Thursday, April 03, 2014

SF Sound Salon

sfSound photo IMG_20140325_195623_zps47d910b8.jpgLast week I finally visited the Center for New Music, where I heard a performance in the SF Sound Salon Series. The venue is a narrow storefront with good acoustics, though noises from the street & the building's plumbing leak into the space. There were about 15 people in the audience, all of whom seemed to be friends of the performers. I felt I was sitting among elite auditors.

Violinist Benjamin Kreith & guitarist Travis Andrews began the evening with 2 duos that both picturesquely depict nighttime. Carlo Prosperi's In Nocte seemed to be about a restless night, & David del Puerto's Jardín bajo la luna (Garden in the Moonlight) had a definite Spanish flavor & was often effusively romantic. Mr. Kreith & Mr. Andrews were affable performers, & their musical intentions were always clear.

There was a slight delay while Mr. Kreith hunted down his misplaced music for Elliott Carter's Riconoscenza per Goffredo Petrassi for solo violin. Mr. Kreith did a nice job making the piece's compressed, contrasting phrases sound fluent. Mr. Andrews used a travel guitar without a sound hole for Örjan Sandred's Cracks and Corrosion II, in order to minimize feedback from the piece's use of sound processing software. I liked a recurring effect that sounded like a bunch of bubbles rising up through water. The piece has an uncanny atmosphere, & Mr. Andrews played with exactitude.

After a break, clarinetist Matt Ingalls joined Mr. Kreith & Mr. Andrews for a short improvision. Mr. Andrews provided arpeggios underneath interjections from the other 2 players. The performers seemed amused when their improvisation came to a halt without warning.
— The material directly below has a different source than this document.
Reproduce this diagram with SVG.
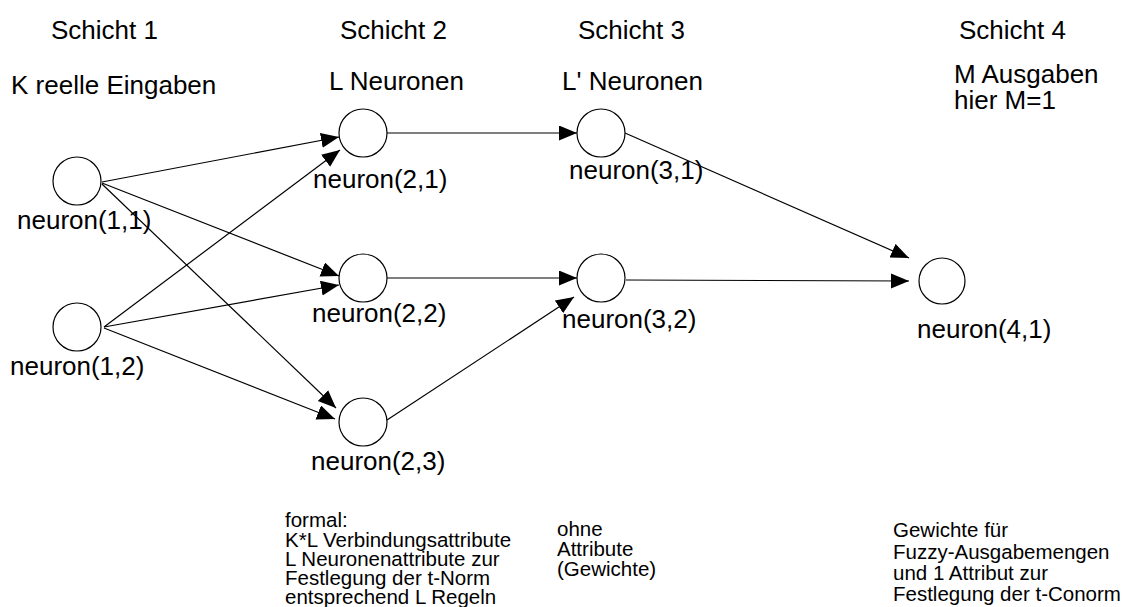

To end the evening, Mr. Ingalls was The Terminator of the clarinet in a powerful 30 minute solo that utilized a range of unconventional techniques. He ricocheted notes around the space, played while swinging the instrument wildly, blew barely audible whistling noises, & kept up a tenacious circular breathing for most of the half-hour. In one astounding section he was an implacable clarinet-playing machine as he executed an impossibly rapid stream of notes, sounding like an electronic instrument & creating the illusion of 3 voices going at once. His peformance culminated in a sustained, piercing passage that created buzzing vibrations deep in my ear canal. In his introductory remarks, Mr. Ingalls called these "difference tones," which are a perceptual phenomena created by the ear. After a few minutes, though, I was beaten into submission. I started experiencing the sensation as pain, so I sat through the conclusion of Mr. Ingalls' performance with my fingers crassly in my ears. I felt like I had a screwdriver jammed into my ears for an hour afterward.

§ SF Sound Salon Series
Benjamin Kreith / Travis Andrews Duo; Matt Ingalls solo

Benjamin Kreith, violin
Travis Andrews, guitar
Matt Ingalls, clarinet

Carlo Prosperi: In Nocte
Mr. Kreith & Mr. Ingalls

David del Puerto: Jardín bajo la luna
Mr. Kreith & Mr. Ingalls

Elliott Carter: Riconoscenza per Goffredo Petrassi
Mr. Kreith

Örjan Sandred: Cracks and Corrosion II
Mr. Ingalls

Improvisation
Mr. Kreith, Mr. Ingalls, Mr. Andrews

Clarinet Solo
Mr. Ingalls

Center for New Music
Tuesday, March 25, 2014: 7:49 pm

2 comments:

Michael Strickland said...

Glad you finally made it to the Center for New Music. Too bad you weren't there for Joan La Barbara where the improvisations of Matt Ingalls and friends were not painful but rather the opposite.

Axel Feldheim said...

I'm sure I'll make it back. I'm still thinking about Matt Ingalls's potent solo. I've experienced those difference tones or whatever they are when I've heard opera singers in a small room, but in that case the effect doesn't last long. It's extraordinary, & as my friend says, Matt has to be heard to be believed.